Et les choses empirèrent tant et la mafia terroriste de Miami avait à ce point les coudées franches que les infiltrations armées à Cuba reprirent et que Posada Carriles et les siens purent préparer « en toute quiétude » en 1997 leur campagne de sabotages et de plasticages contre les hôtels de La Havane.
Je rappelle (et j’ai bien plus de mémoire qu’Hillary Clinton) que ce n’est pas Bush, mais Clinton qui a fait arrêter, juger et condamner les cinq Cubains infiltrés dans les groupes terroristes de Miami justement pour les empêcher – puisque la police étasunienne ne le faisait pas – de poser des bombes et de causer de nouvelles victimes.
Une arrestation d’autant plus ignominieuse que Clinton était parfaitement au courant de tout et qu’il a agi avec, dirai-je, un manque de noblesse étonnant. Mais qu’attendre d’un politicien du sérail étasunien ? Je reprends donc brièvement les faits.
Les Cinq avaient informé les autorités cubaines que des groupes de la mafia terroriste de Miami – dont Orlando Bosch, gracié par Bush père, l’auteur intellectuel avec Posada Carriles du sabotage en plein vol, le 6 octobre 1976, d’un avion de passagers cubain (le premier attentat de ce genre dans le monde occidental ; bilan : 73 morts) – avaient décidé de saboter les avions – étasuniens, donc – qui assuraient les rares vols avec La Havane. L’affaire était si grave et les menaces si sérieuses que, dans le droit fil d’une politique dont la Révolution cubaine ne s’est jamais départie : pas de morts d’innocents, Fidel décida d’en avertir les autorités étasuniennes au plus haut niveau : le président en personne. Il écrivit personnellement à Clinton pour le mettre au courant des faits et demanda à Gabriel García Márquez, qui devait justement se rendre à Washington pour être reçu à la Maison-Blanche, de tout faire pour remettre la lettre à son destinataire, sinon en mains propres, du moins aux meilleures mains possibles. García Márquez s’acquitta de sa mission le 6 mai 1998, remettant le message urgent de Fidel à l’un des proches conseillers de Clinton, lequel l’assura qu’il lui en parlerait. En fait, poussant l’élégance politique à un degré peu courant de nos jours, Fidel se ravisa et décida finalement, non d’écrire une lettre en bonne et due forme à Clinton mais de lui faire parvenir, pour ne pas le compromettre et le contraindre à une réponse, une sorte de mémorandum officieux.

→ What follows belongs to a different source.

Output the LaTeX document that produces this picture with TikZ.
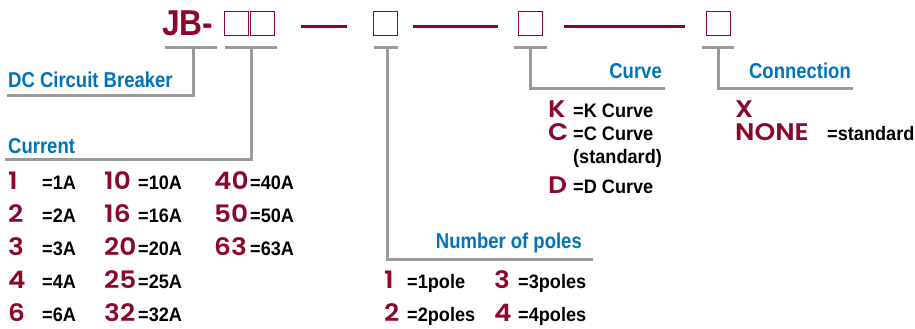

Plus de 14 professeurs de droit et 18 avocats britanniques ; Federico Mayor Zaragoza, ancien directeur général de l’Unesco ; en Espagne : 6 organisations légales et des droits de l’homme, 6 professeurs de droit, 94 avocats ; en Belgique, l’Association des avocats flamands et celle des avocats francophones et germanophones ; en Allemagne, le barreau berlinois ; la Ligue des droits de l’homme et l’Association des avocats de la défense de Berlin ; et d’autres noms et organisations au Mexique, en Argentine, au Portugal, au Japon, au Chili (dont le juge Juan Guzmán Tapia , le premier magistrat à avoir instruit un procès contre Pinochet) ; en Équateur, en Colombie, au Panama. Bref, la liste est énorme et de poids. Et pourtant, les médias transnationaux, comme un seul homme, ont fait de nouveau le black-out, malgré l’intervention de gens du Premier Monde qui sont par définition, on le sait, toujours plus sérieux et plus crédibles que ceux du Tiers-monde…
Tiens, il y aurait là encore une bonne occasion pour Barack Obama de faire un petit geste peu coûteux : à défaut de gracier les Cinq, exercer des pressions pour que la Cour suprême accepte de réviser leur cas puisque cette noble institution ne le fait que dans 2 p. 100 des affaires qui lui sont soumises. Et qu’on ne vienne pas me parler de l’indépendance du pouvoir judiciaire, parce que personne ne croit à cette sornette après avoir vu comment l’administration Bush a contraint la cour d’appel d’Atlanta à réviser la décision de sa troïka puis à l’annuler purement et simplement… Il lui reste d’ailleurs peu de temps puisque la Cour suprême doit se prononcer en principe avant ses vacances de juin.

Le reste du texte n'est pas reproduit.